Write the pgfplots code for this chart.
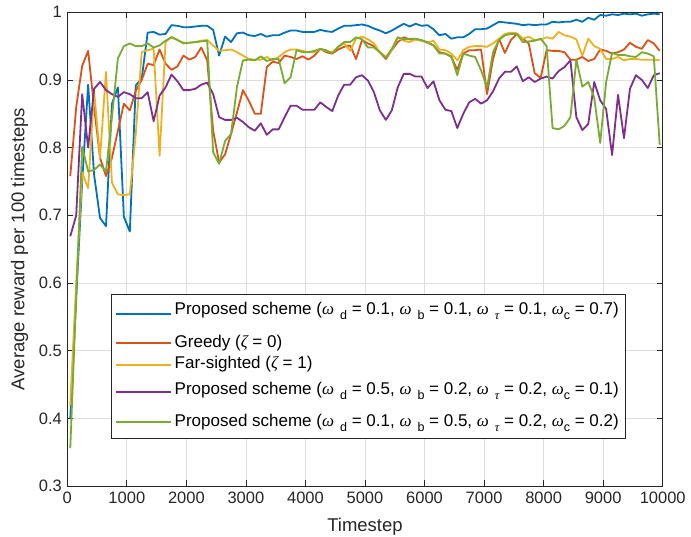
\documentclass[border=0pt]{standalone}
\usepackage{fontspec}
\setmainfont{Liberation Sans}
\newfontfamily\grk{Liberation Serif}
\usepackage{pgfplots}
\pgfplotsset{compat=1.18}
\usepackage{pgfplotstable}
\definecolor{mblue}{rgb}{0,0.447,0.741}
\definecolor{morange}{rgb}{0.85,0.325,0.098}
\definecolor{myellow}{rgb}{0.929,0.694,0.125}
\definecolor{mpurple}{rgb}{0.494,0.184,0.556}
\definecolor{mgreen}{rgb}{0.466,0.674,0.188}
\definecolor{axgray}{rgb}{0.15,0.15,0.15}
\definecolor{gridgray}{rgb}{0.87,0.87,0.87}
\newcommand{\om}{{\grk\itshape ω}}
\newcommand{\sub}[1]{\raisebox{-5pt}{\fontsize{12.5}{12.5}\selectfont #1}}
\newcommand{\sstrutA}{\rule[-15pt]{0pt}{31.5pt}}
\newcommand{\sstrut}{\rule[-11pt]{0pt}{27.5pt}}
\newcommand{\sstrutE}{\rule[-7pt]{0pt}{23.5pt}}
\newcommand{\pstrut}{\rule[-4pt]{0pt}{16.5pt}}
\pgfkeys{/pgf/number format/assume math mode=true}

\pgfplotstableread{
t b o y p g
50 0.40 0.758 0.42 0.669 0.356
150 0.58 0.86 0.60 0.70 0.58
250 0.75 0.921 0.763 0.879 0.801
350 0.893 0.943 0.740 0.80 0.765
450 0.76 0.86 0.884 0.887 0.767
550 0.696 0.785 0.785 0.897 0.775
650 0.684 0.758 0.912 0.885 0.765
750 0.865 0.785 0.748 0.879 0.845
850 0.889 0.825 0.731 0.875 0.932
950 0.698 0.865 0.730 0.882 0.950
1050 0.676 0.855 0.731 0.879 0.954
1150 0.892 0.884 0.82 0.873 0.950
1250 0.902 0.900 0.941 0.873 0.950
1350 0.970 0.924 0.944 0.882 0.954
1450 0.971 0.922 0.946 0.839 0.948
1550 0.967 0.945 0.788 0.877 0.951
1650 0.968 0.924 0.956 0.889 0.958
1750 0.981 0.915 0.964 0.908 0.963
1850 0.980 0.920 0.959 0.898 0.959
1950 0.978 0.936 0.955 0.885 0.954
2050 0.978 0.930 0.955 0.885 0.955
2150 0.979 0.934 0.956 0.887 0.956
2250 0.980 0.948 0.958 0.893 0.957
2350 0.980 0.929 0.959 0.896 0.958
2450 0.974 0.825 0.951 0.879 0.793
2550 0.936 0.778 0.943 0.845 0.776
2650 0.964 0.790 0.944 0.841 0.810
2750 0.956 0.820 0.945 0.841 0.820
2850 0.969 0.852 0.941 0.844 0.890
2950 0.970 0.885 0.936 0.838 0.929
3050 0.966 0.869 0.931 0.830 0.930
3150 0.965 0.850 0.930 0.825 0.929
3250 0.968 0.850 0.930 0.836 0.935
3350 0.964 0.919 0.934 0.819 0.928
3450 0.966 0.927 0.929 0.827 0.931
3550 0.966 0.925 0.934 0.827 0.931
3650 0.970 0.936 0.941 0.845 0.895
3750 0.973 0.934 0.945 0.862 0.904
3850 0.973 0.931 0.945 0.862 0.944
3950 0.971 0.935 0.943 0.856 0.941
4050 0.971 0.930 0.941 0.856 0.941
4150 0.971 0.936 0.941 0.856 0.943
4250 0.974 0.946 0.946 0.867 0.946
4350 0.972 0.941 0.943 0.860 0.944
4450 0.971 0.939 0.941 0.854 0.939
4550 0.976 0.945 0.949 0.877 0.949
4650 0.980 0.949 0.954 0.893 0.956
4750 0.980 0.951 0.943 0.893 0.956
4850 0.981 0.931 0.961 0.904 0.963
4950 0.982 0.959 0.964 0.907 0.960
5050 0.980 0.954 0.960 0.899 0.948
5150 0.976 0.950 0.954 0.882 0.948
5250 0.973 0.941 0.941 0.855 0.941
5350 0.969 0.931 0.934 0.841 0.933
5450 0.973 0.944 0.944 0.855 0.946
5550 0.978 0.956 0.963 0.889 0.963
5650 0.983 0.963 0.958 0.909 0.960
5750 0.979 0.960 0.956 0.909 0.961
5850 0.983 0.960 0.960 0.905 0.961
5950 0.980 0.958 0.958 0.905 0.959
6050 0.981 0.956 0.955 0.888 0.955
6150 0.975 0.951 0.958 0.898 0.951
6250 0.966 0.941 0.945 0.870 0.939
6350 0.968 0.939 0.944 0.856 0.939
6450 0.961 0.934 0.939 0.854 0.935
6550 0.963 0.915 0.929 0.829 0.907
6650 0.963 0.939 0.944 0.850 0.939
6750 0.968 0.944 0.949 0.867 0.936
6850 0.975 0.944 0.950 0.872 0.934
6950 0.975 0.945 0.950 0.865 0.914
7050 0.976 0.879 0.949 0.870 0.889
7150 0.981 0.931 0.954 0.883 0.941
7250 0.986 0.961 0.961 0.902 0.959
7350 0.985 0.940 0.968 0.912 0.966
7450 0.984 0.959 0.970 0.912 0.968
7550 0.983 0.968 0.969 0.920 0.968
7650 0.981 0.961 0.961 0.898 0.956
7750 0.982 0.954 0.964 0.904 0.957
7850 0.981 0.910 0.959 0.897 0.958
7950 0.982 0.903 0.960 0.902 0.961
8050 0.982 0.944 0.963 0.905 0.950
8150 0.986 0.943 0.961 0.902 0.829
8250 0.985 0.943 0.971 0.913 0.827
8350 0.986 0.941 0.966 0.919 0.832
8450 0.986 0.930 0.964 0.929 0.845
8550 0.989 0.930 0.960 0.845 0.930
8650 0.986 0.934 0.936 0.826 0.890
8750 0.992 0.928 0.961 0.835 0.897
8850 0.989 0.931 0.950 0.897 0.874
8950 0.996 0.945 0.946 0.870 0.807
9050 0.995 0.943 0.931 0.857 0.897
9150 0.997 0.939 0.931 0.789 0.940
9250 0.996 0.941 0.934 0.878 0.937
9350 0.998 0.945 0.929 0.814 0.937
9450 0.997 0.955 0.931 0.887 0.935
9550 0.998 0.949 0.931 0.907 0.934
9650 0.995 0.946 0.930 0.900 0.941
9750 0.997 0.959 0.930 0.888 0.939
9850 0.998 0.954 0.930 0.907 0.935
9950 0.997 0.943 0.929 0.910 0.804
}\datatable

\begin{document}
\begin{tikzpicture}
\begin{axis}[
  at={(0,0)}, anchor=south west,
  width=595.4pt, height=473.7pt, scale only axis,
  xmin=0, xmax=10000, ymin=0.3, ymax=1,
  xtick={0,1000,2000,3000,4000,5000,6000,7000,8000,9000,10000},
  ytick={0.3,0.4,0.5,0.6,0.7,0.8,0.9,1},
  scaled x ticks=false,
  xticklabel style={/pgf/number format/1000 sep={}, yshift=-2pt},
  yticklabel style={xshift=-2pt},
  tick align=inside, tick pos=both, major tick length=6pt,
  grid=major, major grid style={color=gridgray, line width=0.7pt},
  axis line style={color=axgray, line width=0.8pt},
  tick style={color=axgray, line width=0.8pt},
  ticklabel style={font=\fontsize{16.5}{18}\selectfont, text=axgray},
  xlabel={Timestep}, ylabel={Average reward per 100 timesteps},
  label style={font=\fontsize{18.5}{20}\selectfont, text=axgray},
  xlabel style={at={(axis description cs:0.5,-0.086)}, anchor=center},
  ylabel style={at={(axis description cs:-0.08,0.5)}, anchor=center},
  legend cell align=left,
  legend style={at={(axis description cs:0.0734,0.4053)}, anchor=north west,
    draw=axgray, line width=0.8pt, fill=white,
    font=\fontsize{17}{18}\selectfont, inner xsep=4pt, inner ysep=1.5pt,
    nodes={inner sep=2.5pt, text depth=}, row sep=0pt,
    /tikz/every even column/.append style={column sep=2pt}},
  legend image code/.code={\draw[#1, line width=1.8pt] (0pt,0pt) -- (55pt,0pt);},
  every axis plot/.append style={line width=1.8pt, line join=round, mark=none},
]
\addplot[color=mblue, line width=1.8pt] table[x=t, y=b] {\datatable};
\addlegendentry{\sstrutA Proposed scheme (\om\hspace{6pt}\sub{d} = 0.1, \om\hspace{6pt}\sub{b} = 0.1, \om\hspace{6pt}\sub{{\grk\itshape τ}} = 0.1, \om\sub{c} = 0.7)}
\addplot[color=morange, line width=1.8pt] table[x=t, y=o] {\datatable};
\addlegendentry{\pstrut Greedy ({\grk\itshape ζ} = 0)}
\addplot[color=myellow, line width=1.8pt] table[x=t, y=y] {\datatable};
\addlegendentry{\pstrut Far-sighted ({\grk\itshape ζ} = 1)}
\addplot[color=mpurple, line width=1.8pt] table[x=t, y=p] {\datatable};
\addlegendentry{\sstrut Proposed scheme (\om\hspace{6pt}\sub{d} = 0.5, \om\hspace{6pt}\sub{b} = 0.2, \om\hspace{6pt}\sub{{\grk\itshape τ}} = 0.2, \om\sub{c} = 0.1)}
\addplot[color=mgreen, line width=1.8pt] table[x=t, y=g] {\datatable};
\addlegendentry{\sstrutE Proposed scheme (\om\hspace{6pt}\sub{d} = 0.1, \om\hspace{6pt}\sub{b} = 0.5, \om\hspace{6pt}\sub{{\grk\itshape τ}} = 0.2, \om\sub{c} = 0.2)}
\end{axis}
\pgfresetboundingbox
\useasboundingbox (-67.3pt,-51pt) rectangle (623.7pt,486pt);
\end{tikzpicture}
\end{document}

— Given task —
Respond with the number of lines containing "code" and no additional words.

— Response to this exercise —
2